I will ask another hypothetical question. The order will apply retrospectively to clean up the process that applies to the acts to which we have referred and to other acts. What might happen if the process did not cover the full requirements of any new acts in the future?

Brian Adam

The 2010 act allows for further such amendments. If we discover weaknesses, we will be more than happy to return to the matter. If the committee identifies and cares to write to me about any potential weaknesses, we will consider them appropriately.

Mike MacKenzie (Highlands and Islands) (SNP)

I think that we all welcome and are grateful for the simplification that the 2010 act has introduced. In evidence to the previous Subordinate Legislation Committee on 1 March 2011, your predecessor as the Minister for Parliamentary Business intimated that a future order might among other things amend the Pensions Appeal Tribunals Act 1943. Why does the order that we are discussing not contain amendments to that act?

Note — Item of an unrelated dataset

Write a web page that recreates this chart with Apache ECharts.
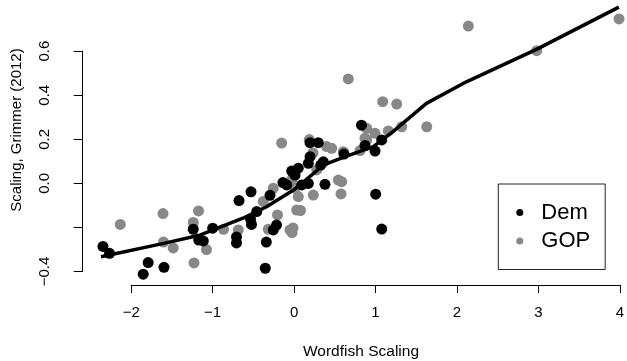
<!DOCTYPE html>
<html>
<head>
<meta charset="utf-8">
<script src="https://cdn.jsdelivr.net/npm/echarts@6/dist/echarts.min.js"></script>
<style>
  html, body { margin: 0; padding: 0; background: #fff; }
  #chart { width: 627px; height: 361px; }
</style>
</head>
<body>
<div id="chart"></div>
<script>
// --- Data ---
const demX = [-2.346, -2.266, -1.792, -1.598, -1.853, -1.239, -1.172, -1.116, -1.001, -0.678,
              -0.709, -0.709, -0.531, -0.461, -0.537, -0.525, -0.298, -0.343, -0.356, -0.258,
              -0.218, -0.139, -0.032, 0.009, 0.049, 0.091, 0.172, 0.172, 0.193, 0.294,
              0.356, 0.324, 0.376, 0.824, 0.867, 0.990, 1.072, 0.998, 1.072, -0.093,
              0.193, 0.609];
const demY = [-0.286, -0.317, -0.359, -0.381, -0.412, -0.208, -0.257, -0.261, -0.203, -0.078,
              -0.243, -0.270, -0.038, -0.128, -0.162, -0.186, -0.054, -0.266, -0.385, -0.211,
              -0.189, 0.004, 0.056, 0.038, 0.069, -0.007, 0.000, 0.091, 0.185, 0.185,
              0.098, 0.083, -0.004, 0.264, 0.172, 0.147, 0.197, -0.049, -0.207, -0.007,
              0.121, 0.133];

const gopX = [-2.134, -1.610, -1.175, -1.239, -1.604, -1.485, -1.077, -1.230, -0.868, -0.687,
              -0.380, -0.319, -0.258, -0.206, -0.053, -0.028, -0.016, 0.009, -0.012, 0.049,
              0.076, 0.233, -0.155, 0.184, 0.397, 0.459, 0.275, 0.601, 0.540, 0.581,
              0.573, 0.662, 0.867, 0.806, 0.888, 0.990, 0.888, 1.153, 1.084, 1.256,
              1.317, 1.624, 2.134, 2.972, 3.982, 0.029, -0.032, 0.229];
const gopY = [-0.186, -0.137, -0.125, -0.177, -0.266, -0.293, -0.300, -0.361, -0.208, -0.211,
              -0.082, -0.208, -0.022, -0.143, -0.211, -0.223, -0.202, -0.022, 0.038, -0.060,
              -0.123, -0.053, 0.183, 0.199, 0.167, 0.159, 0.061, 0.144, 0.015, 0.008,
              -0.048, 0.474, 0.205, 0.149, 0.250, 0.227, 0.197, 0.238, 0.371, 0.360,
              0.257, 0.257, 0.714, 0.602, 0.746, -0.121, 0.015, 0.138];

// lowess fit
const lowX = [-2.37, -1.6, -1.15, -0.63, -0.34, -0.01, 0.07, 0.36, 0.65, 0.97, 1.21, 1.62, 2.11, 2.97, 3.98];
const lowY = [-0.333, -0.272, -0.234, -0.158, -0.106, -0.03, -0.007, 0.084, 0.125, 0.167, 0.235, 0.363, 0.461, 0.608, 0.80];

const xTicks = { min: -2, max: 4, step: 1 };
const yTicks = { min: -0.4, max: 0.6, step: 0.2, skip: [-0.2] };

// --- Layout calibration (pixels) ---
const W = 627;
const axisLeft = 82.7, axisBottom = 285;        // where R drew its axes
const x0px = 294.3, xUnit = 81.55;              // px of x=0, px per unit
const y0px = 183.4, yUnit = 220.4;              // px of y=0, px per unit
const pxToX = px => (px - x0px) / xUnit;
const pxToY = py => (y0px - py) / yUnit;

const zip = (xs, ys) => xs.map((x, i) => [x, ys[i]]);
const FONT = 'Liberation Sans, Arial, sans-serif';
const fmt = v => {
    const r = Math.round(v * 10) / 10;
    if (yTicks.skip.some(s => Math.abs(s - r) < 1e-9)) return '';
    return r.toFixed(1).replace('-', '\u2212');
};

const chart = echarts.init(document.getElementById('chart'), null, { renderer: 'canvas' });

chart.setOption({
    animation: false,
    backgroundColor: '#fff',
    grid: [
        // data plotting region
        { left: axisLeft, top: 0, width: W - axisLeft, height: axisBottom },
        // x axis drawn only from -2 to 4
        { left: x0px + xTicks.min * xUnit, top: 0, width: (xTicks.max - xTicks.min) * xUnit, height: axisBottom },
        // y axis drawn only from -0.4 to 0.6
        { left: axisLeft, top: y0px - yTicks.max * yUnit, width: 10, height: (yTicks.max - yTicks.min) * yUnit }
    ],
    xAxis: [
        { gridIndex: 0, type: 'value', min: pxToX(axisLeft), max: pxToX(W), show: false },
        {
            gridIndex: 1, type: 'value', min: xTicks.min, max: xTicks.max, interval: xTicks.step,
            axisLine: { show: true, lineStyle: { color: '#000', width: 1 } },
            axisTick: { show: true, length: 8, lineStyle: { color: '#000' } },
            axisLabel: { margin: 20, fontSize: 15, fontFamily: FONT, color: '#000',
                         formatter: v => String(Math.round(v)).replace('-', '\u2212') },
            splitLine: { show: false }
        },
        { gridIndex: 2, type: 'value', min: 0, max: 1, show: false }
    ],
    yAxis: [
        { gridIndex: 0, type: 'value', min: pxToY(axisBottom), max: pxToY(0), show: false },
        { gridIndex: 1, type: 'value', min: 0, max: 1, show: false },
        {
            gridIndex: 2, type: 'value', min: yTicks.min, max: yTicks.max, interval: yTicks.step,
            axisLine: { show: true, lineStyle: { color: '#000', width: 1 } },
            axisTick: { show: true, length: 9, lineStyle: { color: '#000' } },
            axisLabel: { margin: 30, rotate: 90, fontSize: 15, fontFamily: FONT, color: '#000', formatter: fmt },
            splitLine: { show: false }
        }
    ],
    legend: {
        orient: 'vertical',
        left: 498.3, top: 184,
        padding: [17.5, 15, 17.5, 18],
        itemGap: 6.5,
        itemWidth: 7, itemHeight: 7,
        itemStyle: { borderWidth: 0 },
        icon: 'circle',
        borderColor: '#222', borderWidth: 1,
        textStyle: { fontSize: 22, fontFamily: FONT, color: '#000', padding: [0, 0, 0, 13] },
        data: ['Dem', 'GOP']
    },
    graphic: [
        { type: 'text', x: 361, y: 352, style: { text: 'Wordfish Scaling', font: '15.5px ' + FONT, fill: '#000', align: 'center', verticalAlign: 'middle' } },
        { type: 'text', x: 17, y: 130, rotation: Math.PI / 2, style: { text: 'Scaling, Grimmer (2012)', font: '15px ' + FONT, fill: '#000', align: 'center', verticalAlign: 'middle' } }
    ],
    series: [
        { name: 'GOP', type: 'scatter', xAxisIndex: 0, yAxisIndex: 0, symbolSize: 11,
          itemStyle: { color: '#888888', opacity: 1 }, data: zip(gopX, gopY) },
        { name: 'Dem', type: 'scatter', xAxisIndex: 0, yAxisIndex: 0, symbolSize: 11,
          itemStyle: { color: '#000000', opacity: 1 }, data: zip(demX, demY) },
        { name: 'lowess', type: 'line', xAxisIndex: 0, yAxisIndex: 0, showSymbol: false, symbol: 'none',
          smooth: false, lineStyle: { color: '#000', width: 3.5 }, z: 5, data: zip(lowX, lowY) }
    ]
});
</script>
</body>
</html>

That question is perfectly legitimate and Mr Gough will answer it.

Fraser Gough (Scottish Government)

The 1943 act was on the list of provisions that we identified as potentially needing to be remedied. However, when we looked at it more closely, we established that schedule 3 to the 2010 act, which glosses out all the old procedures, applied perfectly adequately to the 1943 act, so we did not need to deal with that separately.

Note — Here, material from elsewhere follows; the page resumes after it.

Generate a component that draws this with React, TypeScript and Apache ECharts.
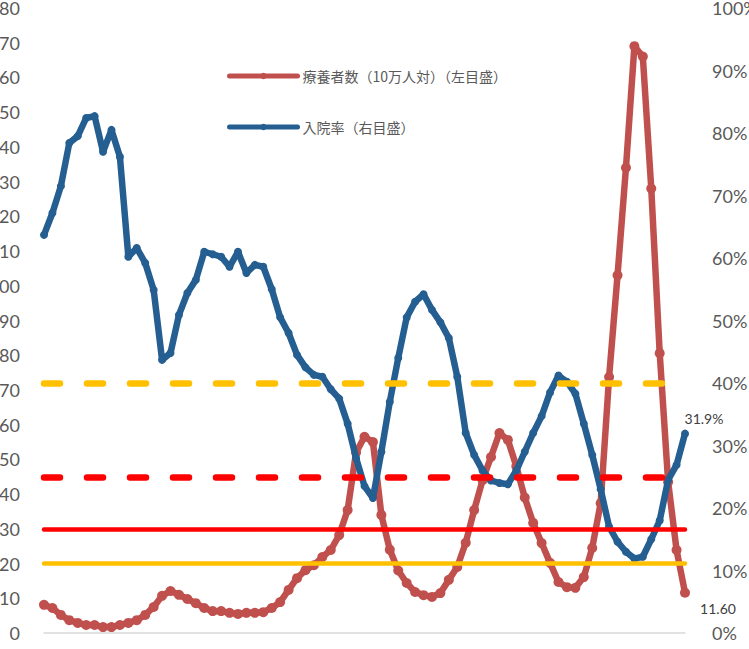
import React, { useEffect, useRef } from "react";
import * as echarts from "echarts";

// 療養者数（10万人対） — left axis
const careValues = [
  8.1, 7.2, 5.2, 3.7, 2.9, 2.3, 2.3, 1.7, 1.7, 2.3,
  2.9, 3.7, 5.2, 7.5, 10.7, 12.1, 11, 9.8, 8.6, 7.2,
  6.3, 6.3, 5.8, 5.5, 5.8, 5.8, 6, 7.2, 8.9, 12.4,
  15.8, 18.1, 19.5, 21.9, 23.9, 28.2, 35.4, 52, 56.5, 55,
  34, 24, 18, 14.4, 11.8, 10.9, 10.4, 11.5, 15.3, 19,
  26, 35.4, 44, 50.7, 57.6, 55.6, 48, 39, 31.7, 25.9,
  20.2, 14.7, 13.2, 13, 16.1, 24.5, 37.4, 73.7, 103, 134,
  169, 166, 128, 80.6, 43.5, 23.9, 11.6,
];

// 入院率 (%) — right axis
const admissionRate = [
  63.7, 67.2, 71.5, 78.4, 79.5, 82.4, 82.7, 77, 80.5, 76.2,
  60.2, 61.6, 59.2, 54.9, 43.7, 44.8, 50.9, 54.4, 56.5, 61,
  60.6, 60.2, 58.6, 61, 57.6, 58.9, 58.6, 55, 50.5, 48,
  44.5, 42.5, 41.3, 41, 39, 37.5, 33.5, 28, 23.5, 21.6,
  29, 37, 44, 50.5, 53, 54.2, 51.7, 49.7, 47.2, 41,
  32, 28.5, 26, 24.4, 24, 23.8, 26, 29, 32, 34.7,
  38.5, 41.2, 40.2, 38.3, 33.5, 28.5, 23, 17, 14.6, 13,
  11.9, 12.2, 15, 18, 24.5, 26.9, 31.9,
];

const weeks = careValues.map((_, i) => `W${i + 1}`);

const careName = "療養者数（10万人対）（左目盛）";
const rateName = "入院率（右目盛）";

// threshold lines
const careThresholds = [
  { value: 30, color: "#FF0000" },
  { value: 20, color: "#FFC000" },
];
const rateThresholds = [
  { value: 40, color: "#FFC000" },
  { value: 25, color: "#FF0000" },
];
const dashedEndIndex = 74;

const leftAxis = { min: 0, max: 180, interval: 10 };
const rightAxis = { min: 0, max: 100, interval: 10 };

const labelFont = "Lato, 'Noto Sans', sans-serif";

export default function App() {
  const ref = useRef<HTMLDivElement>(null);

  useEffect(() => {
    if (!ref.current) return;
    const chart = echarts.init(ref.current, null, { renderer: "svg" });
    const last = careValues.length - 1;

    const careData = careValues.map((v, i) =>
      i === last
        ? {
            value: v,
            label: {
              show: true,
              position: "bottom",
              offset: [33, -1],
              formatter: (p: any) => Number(p.value).toFixed(2),
              color: "#404040",
              fontSize: 14,
              fontFamily: labelFont,
            },
          }
        : v
    );
    const rateData = admissionRate.map((v, i) =>
      i === last
        ? {
            value: v,
            label: {
              show: true,
              position: "top",
              offset: [19, 1],
              formatter: (p: any) => `${Number(p.value).toFixed(1)}%`,
              color: "#404040",
              fontSize: 14,
              fontFamily: labelFont,
            },
          }
        : v
    );

    chart.setOption({
      animation: false,
      backgroundColor: "#ffffff",
      grid: {
        left: 44,
        right: 64,
        top: 8,
        bottom: 16,
        containLabel: false,
        outerBoundsMode: "none",
      },
      legend: {
        data: [careName, rateName],
        orient: "vertical",
        left: 222,
        top: 64,
        itemWidth: 68,
        itemHeight: 8,
        itemGap: 37,
        lineStyle: { width: 5 },
        textStyle: {
          color: "#595959",
          fontSize: 14,
          fontFamily: "'Noto Sans CJK JP', sans-serif",
          lineHeight: 14,
        },
      },
      xAxis: {
        type: "category",
        data: weeks,
        boundaryGap: false,
        axisLine: { show: true, lineStyle: { color: "#D9D9D9", width: 1.5 } },
        axisTick: { show: false },
        axisLabel: { show: false },
        splitLine: { show: false },
      },
      yAxis: [
        {
          type: "value",
          ...leftAxis,
          axisLine: { show: false },
          axisTick: { show: false },
          splitLine: { show: false },
          axisLabel: {
            margin: 24,
            color: "#595959",
            fontSize: 18,
            fontFamily: labelFont,
          },
        },
        {
          type: "value",
          ...rightAxis,
          position: "right",
          axisLine: { show: false },
          axisTick: { show: false },
          splitLine: { show: false },
          axisLabel: {
            margin: 27,
            color: "#595959",
            fontSize: 18,
            fontFamily: labelFont,
            formatter: "{value}%",
          },
        },
      ],
      series: [
        {
          name: careName,
          type: "line",
          yAxisIndex: 0,
          data: careData,
          symbol: "circle",
          symbolSize: 10,
          showSymbol: true,
          showAllSymbol: true,
          lineStyle: { color: "#C0504D", width: 6.5, cap: "round", join: "round" },
          itemStyle: { color: "#C0504D" },
          z: 2,
        },
        {
          name: rateName,
          type: "line",
          yAxisIndex: 1,
          data: rateData,
          symbol: "circle",
          symbolSize: 8,
          showSymbol: true,
          showAllSymbol: true,
          lineStyle: { color: "#255E91", width: 6.5, cap: "round", join: "round" },
          itemStyle: { color: "#255E91" },
          z: 3,
        },
        {
          name: "careThresholds",
          type: "line",
          yAxisIndex: 0,
          data: [],
          z: 5,
          markLine: {
            silent: true,
            symbol: ["none", "none"],
            label: { show: false },
            data: careThresholds.map((t) => ({
              yAxis: t.value,
              lineStyle: { color: t.color, width: 4.5, type: "solid", cap: "round" },
            })),
          },
        },
        {
          name: "rateThresholds",
          type: "line",
          yAxisIndex: 1,
          data: [],
          z: 5,
          markLine: {
            silent: true,
            symbol: ["none", "none"],
            label: { show: false },
            data: rateThresholds.map((t) => [
              {
                coord: [weeks[0], t.value],
                lineStyle: { color: t.color, width: 6.5, type: [16, 27], cap: "round" },
              },
              { coord: [weeks[dashedEndIndex], t.value] },
            ]),
          },
        },
      ],
    });

    return () => chart.dispose();
  }, []);

  return (
    <div
      ref={ref}
      style={{ position: "absolute", left: 0, top: 0, width: 749, height: 649 }}
    />
  );
}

That is a great relief to our advisers, who were concerned about that.

Drew Smith (Glasgow) (Lab)

You said that the delay had allowed you to make improvements. Are you confident that the order now captures all the enactments that it is necessary to modify to give full effect to part 2 of the 2010 act? You mentioned what would happen if other issues arose. Will you undertake to have a further review process to ensure that there are no outstanding enactments for which such provision needs to be made?

14:45

Brian Adam

We are confident that we have covered all the eventualities, but life is such that we cannot offer guarantees. If deficiencies are identified, either on the Government side or through the committee, we will return to the issue, but I am fairly sure that we will not be doing it next week, next month or even next year. Given that we had a little more time and that we went out for a further consultation, we are pretty confident that we have covered all the bases. If we have not, we will revisit the issue. There is no plan to have it under constant review; we will react to events rather than proactively review the situation.

I hope that that fully answers the question—unless either of my colleagues wishes to comment.

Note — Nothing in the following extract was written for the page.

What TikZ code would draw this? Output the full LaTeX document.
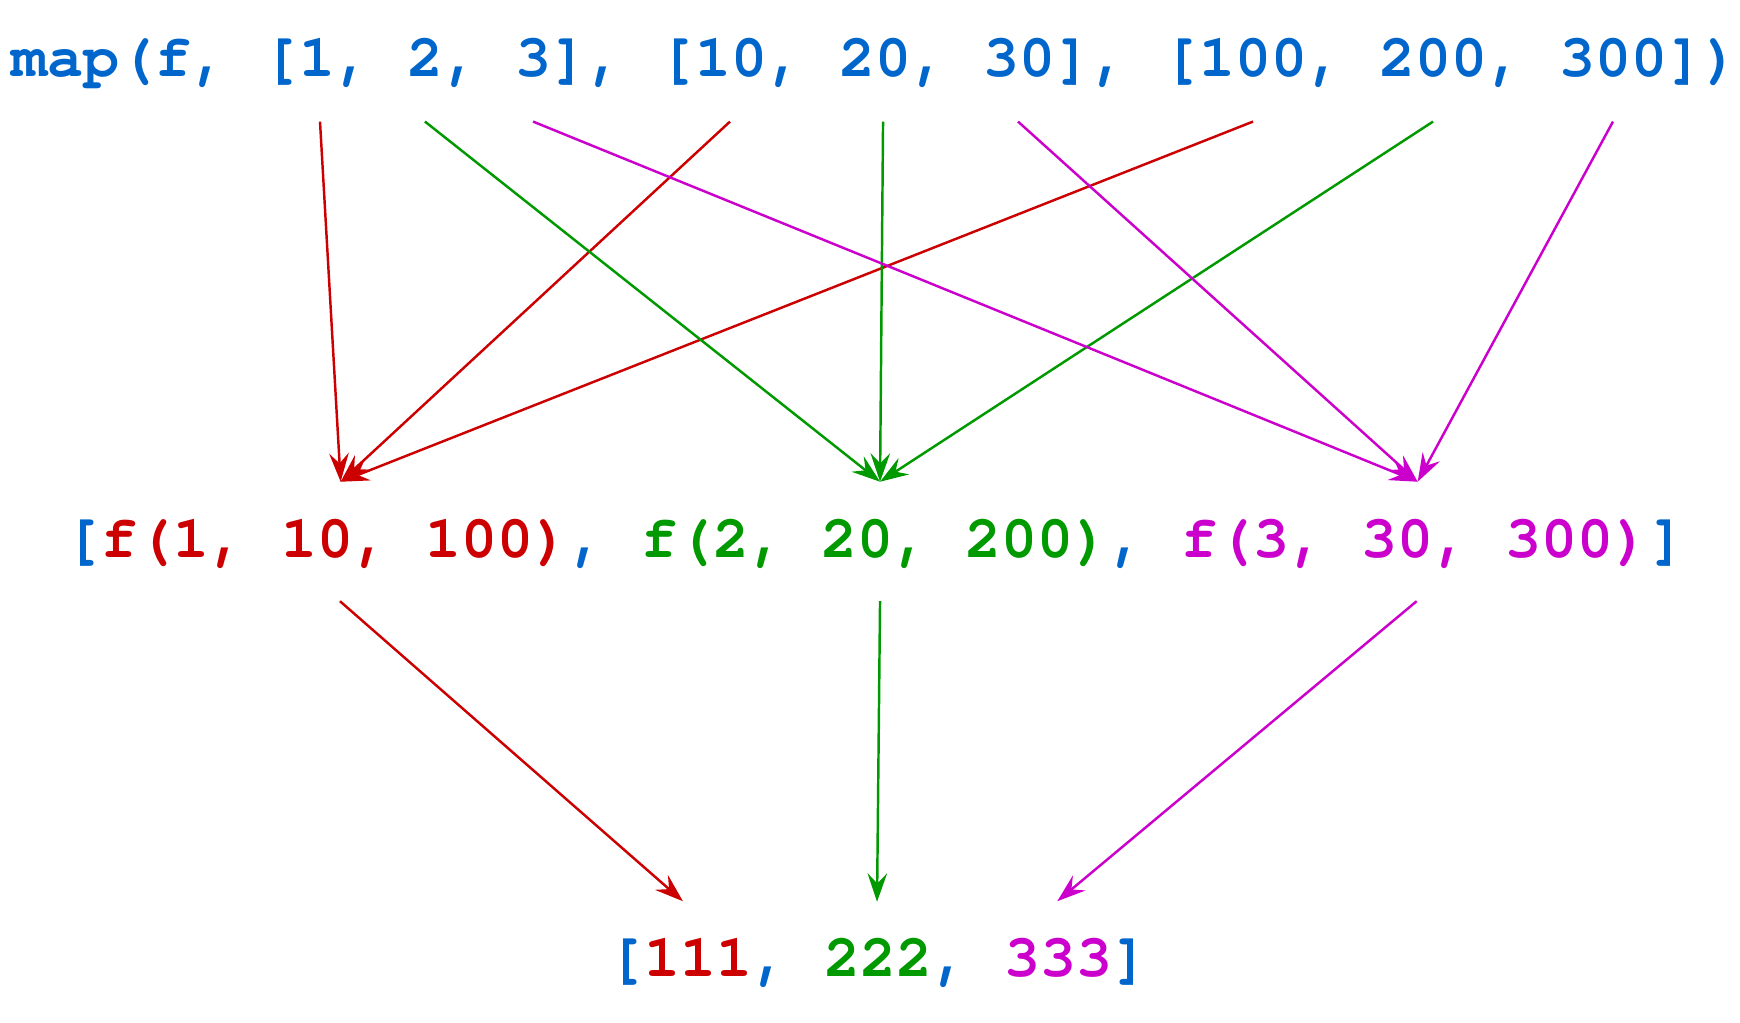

Al Gibson (Scottish Government)

Just briefly. As the minister said, the previous consultation exercise identified everything that folk thought was out in the ether, and we have taken steps in the order to address those issues. As the minister said, we will not look proactively for material on the back of the previous work that we have undertaken, but if anything crops up or further issues arise, we will be open to looking at them. Any future statutes will be drafted in line with the 2010 act.

I call Kezia Dugdale.

The minister has put on record on three occasions that he is happy to revisit the issue if problems arise, so he has dealt with my question. I will leave it at that, convener.

The Convener

That is fair enough.

There being no further questions from members, I thank you, minister, for answering our questions and invite you to move the motion, on which we will have a debate—in theory.

Motion moved,

That the Subordinate Legislation Committee recommends that the Interpretation and Legislative Reform (Scotland) Act 2010 (Consequential, Savings and Transitional Provisions) Order 2011 [draft] be approved.—[Brian Adam.]

Are we happy simply to agree to the motion?

Members indicated agreement.

I thank the minister and his officials for their time.